Return the records that follow, matching each one exactly.

###

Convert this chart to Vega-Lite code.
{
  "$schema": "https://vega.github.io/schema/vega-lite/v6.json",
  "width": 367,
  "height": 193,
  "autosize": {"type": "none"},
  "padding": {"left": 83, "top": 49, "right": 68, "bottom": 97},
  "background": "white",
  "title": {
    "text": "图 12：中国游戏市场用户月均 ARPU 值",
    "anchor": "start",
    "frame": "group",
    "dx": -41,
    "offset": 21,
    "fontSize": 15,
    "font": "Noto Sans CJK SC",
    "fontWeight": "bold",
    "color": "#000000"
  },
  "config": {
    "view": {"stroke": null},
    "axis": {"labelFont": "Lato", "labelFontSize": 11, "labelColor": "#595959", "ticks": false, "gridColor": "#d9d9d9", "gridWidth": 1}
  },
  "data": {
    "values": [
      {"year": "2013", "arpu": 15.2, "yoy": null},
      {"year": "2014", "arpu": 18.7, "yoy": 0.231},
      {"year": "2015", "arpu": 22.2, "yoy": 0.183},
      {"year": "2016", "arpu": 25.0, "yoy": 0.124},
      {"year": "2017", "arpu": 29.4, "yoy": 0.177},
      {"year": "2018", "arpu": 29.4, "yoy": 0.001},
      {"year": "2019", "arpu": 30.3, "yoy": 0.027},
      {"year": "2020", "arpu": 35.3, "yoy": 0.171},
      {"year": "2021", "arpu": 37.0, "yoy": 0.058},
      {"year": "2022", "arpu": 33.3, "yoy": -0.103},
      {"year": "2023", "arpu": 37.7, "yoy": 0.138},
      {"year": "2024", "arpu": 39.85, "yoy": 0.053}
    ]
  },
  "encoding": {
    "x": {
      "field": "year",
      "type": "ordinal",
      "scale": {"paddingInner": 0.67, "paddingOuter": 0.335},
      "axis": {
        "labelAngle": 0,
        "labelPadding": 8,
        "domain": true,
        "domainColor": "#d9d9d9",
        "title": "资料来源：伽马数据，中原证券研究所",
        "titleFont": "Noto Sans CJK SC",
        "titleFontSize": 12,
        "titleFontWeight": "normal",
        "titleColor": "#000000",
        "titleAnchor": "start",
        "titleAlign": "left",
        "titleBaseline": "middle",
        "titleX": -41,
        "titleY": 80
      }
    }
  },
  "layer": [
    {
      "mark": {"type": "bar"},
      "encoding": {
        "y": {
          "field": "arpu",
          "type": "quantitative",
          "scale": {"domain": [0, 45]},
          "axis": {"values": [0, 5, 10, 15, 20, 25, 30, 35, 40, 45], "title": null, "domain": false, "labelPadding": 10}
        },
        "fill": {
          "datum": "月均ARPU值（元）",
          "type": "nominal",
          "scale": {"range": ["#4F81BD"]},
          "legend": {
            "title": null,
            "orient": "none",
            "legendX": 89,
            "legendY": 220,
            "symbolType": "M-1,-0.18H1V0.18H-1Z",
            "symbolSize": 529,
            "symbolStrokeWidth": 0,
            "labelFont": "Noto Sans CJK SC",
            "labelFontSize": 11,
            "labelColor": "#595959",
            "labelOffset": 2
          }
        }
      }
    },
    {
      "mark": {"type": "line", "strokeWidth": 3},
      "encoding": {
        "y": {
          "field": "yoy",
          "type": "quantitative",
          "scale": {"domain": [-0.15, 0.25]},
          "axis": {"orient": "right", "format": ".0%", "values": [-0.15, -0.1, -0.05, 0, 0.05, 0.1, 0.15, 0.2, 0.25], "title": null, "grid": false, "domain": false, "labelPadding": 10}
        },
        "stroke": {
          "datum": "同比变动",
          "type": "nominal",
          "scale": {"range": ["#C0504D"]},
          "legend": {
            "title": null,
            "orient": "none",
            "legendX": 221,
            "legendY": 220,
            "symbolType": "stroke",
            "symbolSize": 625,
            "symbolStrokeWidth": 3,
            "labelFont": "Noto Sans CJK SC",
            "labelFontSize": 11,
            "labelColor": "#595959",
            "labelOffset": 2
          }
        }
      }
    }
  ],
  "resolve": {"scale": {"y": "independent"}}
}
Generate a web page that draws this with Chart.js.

###

## Written solution
Convert this chart to Vega-Lite code.
{
  "$schema": "https://vega.github.io/schema/vega-lite/v6.json",
  "width": 367,
  "height": 193,
  "autosize": {"type": "none"},
  "padding": {"left": 83, "top": 49, "right": 68, "bottom": 97},
  "background": "white",
  "title": {
    "text": "图 12：中国游戏市场用户月均 ARPU 值",
    "anchor": "start",
    "frame": "group",
    "dx": -41,
    "offset": 21,
    "fontSize": 15,
    "font": "Noto Sans CJK SC",
    "fontWeight": "bold",
    "color": "#000000"
  },
  "config": {
    "view": {"stroke": null},
    "axis": {"labelFont": "Lato", "labelFontSize": 11, "labelColor": "#595959", "ticks": false, "gridColor": "#d9d9d9", "gridWidth": 1}
  },
  "data": {
    "values": [
      {"year": "2013", "arpu": 15.2, "yoy": null},
      {"year": "2014", "arpu": 18.7, "yoy": 0.231},
      {"year": "2015", "arpu": 22.2, "yoy": 0.183},
      {"year": "2016", "arpu": 25.0, "yoy": 0.124},
      {"year": "2017", "arpu": 29.4, "yoy": 0.177},
      {"year": "2018", "arpu": 29.4, "yoy": 0.001},
      {"year": "2019", "arpu": 30.3, "yoy": 0.027},
      {"year": "2020", "arpu": 35.3, "yoy": 0.171},
      {"year": "2021", "arpu": 37.0, "yoy": 0.058},
      {"year": "2022", "arpu": 33.3, "yoy": -0.103},
      {"year": "2023", "arpu": 37.7, "yoy": 0.138},
      {"year": "2024", "arpu": 39.85, "yoy": 0.053}
    ]
  },
  "encoding": {
    "x": {
      "field": "year",
      "type": "ordinal",
      "scale": {"paddingInner": 0.67, "paddingOuter": 0.335},
      "axis": {
        "labelAngle": 0,
        "labelPadding": 8,
        "domain": true,
        "domainColor": "#d9d9d9",
        "title": "资料来源：伽马数据，中原证券研究所",
        "titleFont": "Noto Sans CJK SC",
        "titleFontSize": 12,
        "titleFontWeight": "normal",
        "titleColor": "#000000",
        "titleAnchor": "start",
        "titleAlign": "left",
        "titleBaseline": "middle",
        "titleX": -41,
        "titleY": 80
      }
    }
  },
  "layer": [
    {
      "mark": {"type": "bar"},
      "encoding": {
        "y": {
          "field": "arpu",
          "type": "quantitative",
          "scale": {"domain": [0, 45]},
          "axis": {"values": [0, 5, 10, 15, 20, 25, 30, 35, 40, 45], "title": null, "domain": false, "labelPadding": 10}
        },
        "fill": {
          "datum": "月均ARPU值（元）",
          "type": "nominal",
          "scale": {"range": ["#4F81BD"]},
          "legend": {
            "title": null,
            "orient": "none",
            "legendX": 89,
            "legendY": 220,
            "symbolType": "M-1,-0.18H1V0.18H-1Z",
            "symbolSize": 529,
            "symbolStrokeWidth": 0,
            "labelFont": "Noto Sans CJK SC",
            "labelFontSize": 11,
            "labelColor": "#595959",
            "labelOffset": 2
          }
        }
      }
    },
    {
      "mark": {"type": "line", "strokeWidth": 3},
      "encoding": {
        "y": {
          "field": "yoy",
          "type": "quantitative",
          "scale": {"domain": [-0.15, 0.25]},
          "axis": {"orient": "right", "format": ".0%", "values": [-0.15, -0.1, -0.05, 0, 0.05, 0.1, 0.15, 0.2, 0.25], "title": null, "grid": false, "domain": false, "labelPadding": 10}
        },
        "stroke": {
          "datum": "同比变动",
          "type": "nominal",
          "scale": {"range": ["#C0504D"]},
          "legend": {
            "title": null,
            "orient": "none",
            "legendX": 221,
            "legendY": 220,
            "symbolType": "stroke",
            "symbolSize": 625,
            "symbolStrokeWidth": 3,
            "labelFont": "Noto Sans CJK SC",
            "labelFontSize": 11,
            "labelColor": "#595959",
            "labelOffset": 2
          }
        }
      }
    }
  ],
  "resolve": {"scale": {"y": "independent"}}
}
Generate a web page that draws this with Chart.js.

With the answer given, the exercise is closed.